In fact, in discussions with the FCMAT oversight team, we have clearly demonstrated that in the past four months we have restored our reserves to 13% and re-hired employees that were threatened with layoffs. It is ironic that the same $626,762 that SCOE failed to reflect in our budget equals about 12% of our overall budget. In other words, SCOE was the reason we had to dip into reserves to continue moving forward with the construction process for our school. It is also ironic that SCOE was the subject of a similar FCMAT audit less than a year ago in which the state watchdog agency said SCOE “is failing” to adequately do their job for the citizens of Siskiyou County. To quote the report:

“In the area of business services, the Siskiyou County Office of Education (SCOE) is failing the districts in the county. Internal operations at SCOE are strained due to the interactions with the business office. Due to a culture of disfunction and intimidation brought on by the business office leadership, even the simplest task becomes a hurdle.”

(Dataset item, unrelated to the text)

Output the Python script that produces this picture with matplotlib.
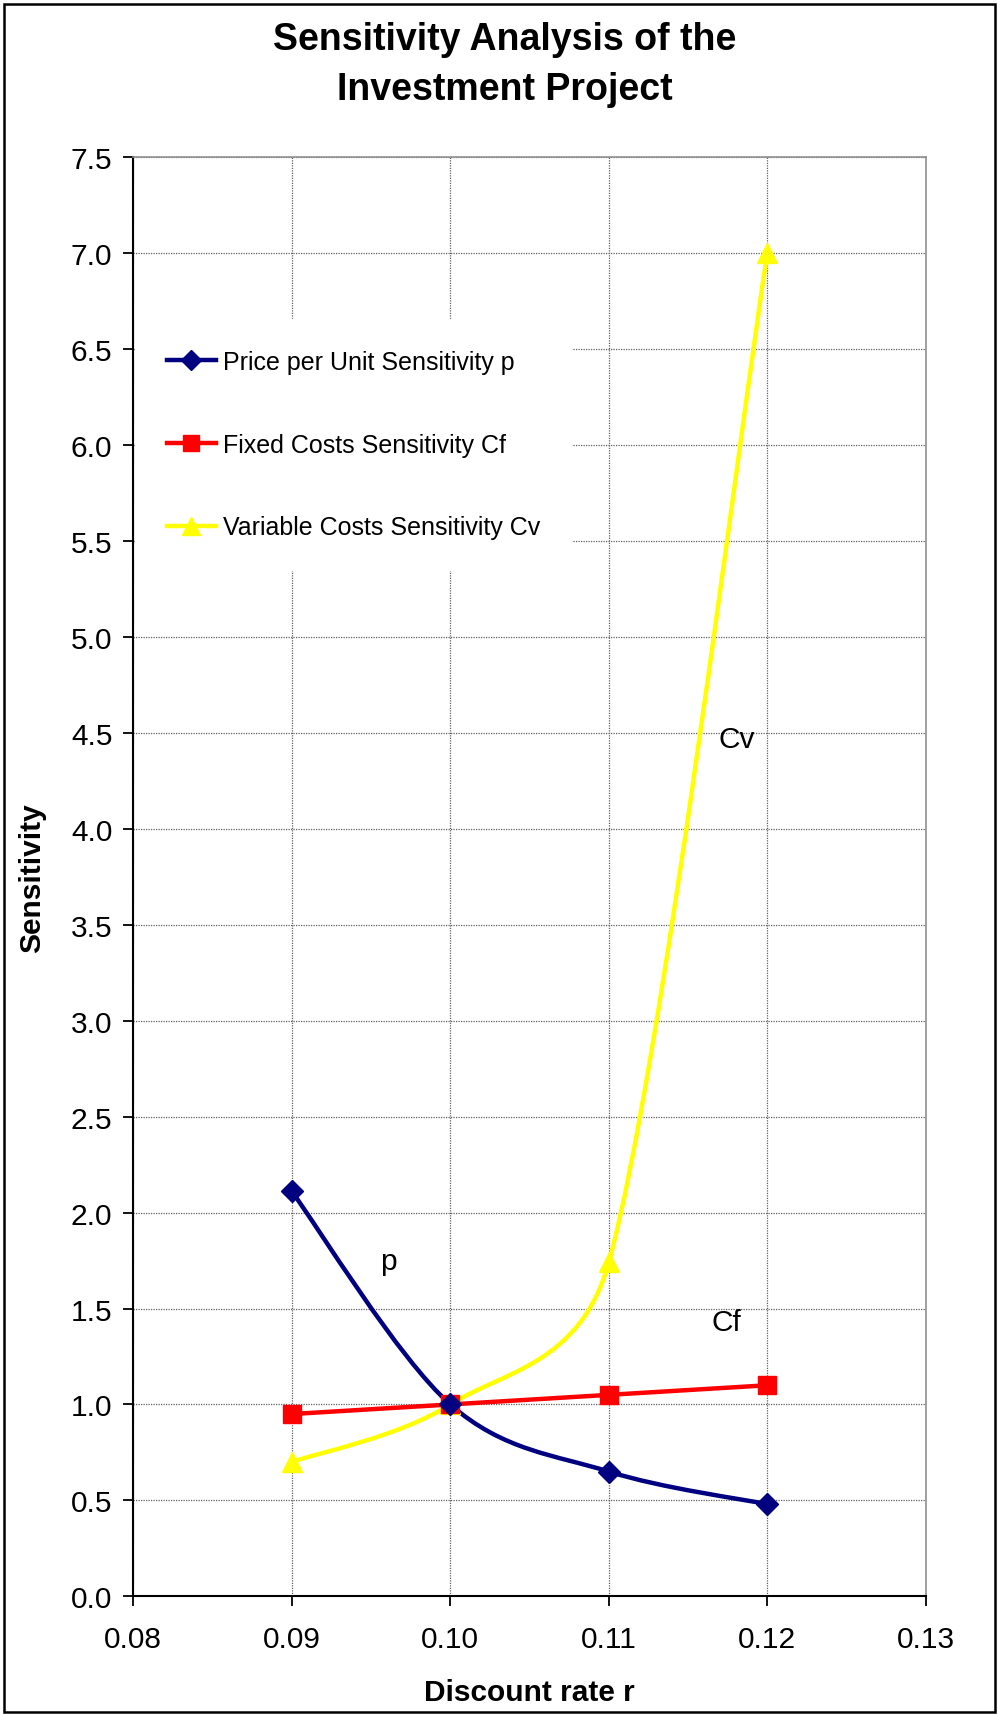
import numpy as np
import matplotlib
matplotlib.use("Agg")
import matplotlib.pyplot as plt
from matplotlib.path import Path
from matplotlib.patches import PathPatch, Rectangle
from matplotlib.lines import Line2D

plt.rcParams['font.family'] = ['Liberation Sans', 'DejaVu Sans']

# ---- data ----
rates = [0.09, 0.10, 0.11, 0.12]
price_p = [2.11, 1.00, 0.65, 0.48]
fixed_cf = [0.95, 1.00, 1.05, 1.10]
variable_cv = [0.70, 1.00, 1.74, 7.00]
series_names = ["Price per Unit Sensitivity p",
                "Fixed Costs Sensitivity Cf",
                "Variable Costs Sensitivity Cv"]
x_ticks = [0.08, 0.09, 0.10, 0.11, 0.12, 0.13]
y_ticks = [0.0, 0.5, 1.0, 1.5, 2.0, 2.5, 3.0, 3.5, 4.0, 4.5, 5.0, 5.5, 6.0, 6.5, 7.0, 7.5]

W, H = 998, 1715
fig = plt.figure(figsize=(W / 100, H / 100), dpi=100)
fig.patch.set_facecolor('white')

# figure border
fig.add_artist(Rectangle((3.5 / W, 2.5 / H), (W - 6.5) / W, (H - 7.5) / H,
                         transform=fig.transFigure, fill=False,
                         edgecolor='black', linewidth=1.8))

L, R, T, B = 133.3, 925.8, 158.4, 1597.3
ax = fig.add_axes([L / W, 1 - B / H, (R - L) / W, (B - T) / H])
ax.set_xlim(0.08, 0.13)
ax.set_ylim(0.0, 7.5)
ax.set_xticks(x_ticks)
ax.set_xticklabels([f"{v:.2f}" for v in x_ticks])
ax.set_yticks(y_ticks)
ax.set_yticklabels([f"{v:.1f}" for v in y_ticks])
ax.tick_params(axis='both', labelsize=21.5, length=7, width=1.3, direction='out',
               color='black')
ax.tick_params(axis='y', pad=8)
ax.tick_params(axis='x', pad=14)
ax.grid(True, color='#606060', linestyle=(0, (1, 1)), linewidth=0.9)
ax.set_axisbelow(True)
for s in ['left', 'bottom']:
    ax.spines[s].set_color('black')
    ax.spines[s].set_linewidth(1.5)
for s in ['top', 'right']:
    ax.spines[s].set_color('#909090')
    ax.spines[s].set_linewidth(1.2)

ax.set_xlabel("Discount rate r", fontsize=21.5, fontweight='bold', labelpad=18)
ax.set_ylabel("Sensitivity", fontsize=21.5, fontweight='bold', labelpad=18)
fig.text(505 / W, 1 - 65 / H, "Sensitivity Analysis of the\nInvestment Project",
         ha='center', va='center', fontsize=27, fontweight='bold',
         linespacing=1.5)


def excel_smooth(ax, xs, ys, color, lw):
    pts = ax.transData.transform(np.column_stack([xs, ys]))
    n = len(pts)
    verts = [pts[0]]
    codes = [Path.MOVETO]
    for i in range(n - 1):
        p0 = pts[i - 1] if i > 0 else pts[i]
        p1 = pts[i]
        p2 = pts[i + 1]
        p3 = pts[i + 2] if i + 2 < n else pts[i + 1]
        d12 = np.hypot(*(p2 - p1))
        d02 = np.hypot(*(p2 - p0))
        d13 = np.hypot(*(p3 - p1))
        f1 = 1 / 6 if d02 == 0 else min(1 / 6, d12 / 2 / d02)
        f2 = 1 / 6 if d13 == 0 else min(1 / 6, d12 / 2 / d13)
        c1 = p1 + f1 * (p2 - p0)
        c2 = p2 - f2 * (p3 - p1)
        verts += [c1, c2, p2]
        codes += [Path.CURVE4] * 3
    inv = ax.transData.inverted()
    verts = inv.transform(np.array(verts))
    patch = PathPatch(Path(verts, codes), fill=False, edgecolor=color,
                      linewidth=lw, capstyle='round', joinstyle='round', zorder=3)
    ax.add_patch(patch)


navy, red, yellow = '#000080', '#FF0000', '#FFFF00'
lw = 3.2
excel_smooth(ax, rates, variable_cv, yellow, lw)
excel_smooth(ax, rates, fixed_cf, red, lw)
excel_smooth(ax, rates, price_p, navy, lw)
ax.plot(rates, variable_cv, linestyle='none', marker='^', markersize=15,
        color=yellow, zorder=4)
ax.plot(rates, fixed_cf, linestyle='none', marker='s', markersize=13.5,
        color=red, zorder=5)
ax.plot(rates, price_p, linestyle='none', marker='D', markersize=11.5,
        color=navy, zorder=6)

# series labels
ax.text(0.0961, 1.75, "p", fontsize=21.5, ha='center', va='center', zorder=7)
ax.text(0.1174, 1.43, "Cf", fontsize=21.5, ha='center', va='center', zorder=7)
ax.text(0.1181, 4.47, "Cv", fontsize=21.5, ha='center', va='center', zorder=7)

fs_leg = 18
handles = [
    Line2D([], [], color=navy, lw=lw, marker='D', markersize=10),
    Line2D([], [], color=red, lw=lw, marker='s', markersize=11.5),
    Line2D([], [], color=yellow, lw=lw, marker='^', markersize=13),
]
leg = ax.legend(handles, series_names, loc='upper left',
                bbox_to_anchor=((136 - L) / (R - L), (B - 320) / (B - T)),
                frameon=True, fancybox=False, framealpha=1.0,
                edgecolor='white', facecolor='white', fontsize=fs_leg,
                handlelength=1.95, handletextpad=0.3, labelspacing=2.35,
                borderpad=1.23, borderaxespad=0)
leg.set_zorder(8)

fig.savefig("out.png", dpi=100, facecolor='white')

To find the quoted report, please access using the following URL address: (Page 9, 1st paragraph)

We do not want to be at odds with the county office of education. Instead, we welcome the opportunity to be their partner in serving the educational needs of our incredible community. The District is committed to fully cooperating in this oversight process. We welcome the review and believe firmly that our financial practices and decision-making will be vindicated.

At this stage, a meaningful course of action needs to be charted out of SCOE’s bureaucratic overreach that does not just involve defaulting on existing contracts and does not create a situation whereby construction funding is delayed or jeopardized altogether. We must immediately create an atmosphere of professionalism, mutual respect, and clarity of purpose.

The communities that make up Weed, California, especially our students, deserve better! WUESD is an exceptional, well-run school district and we do not deserve misrepresentations by SCOE to the public that we are not.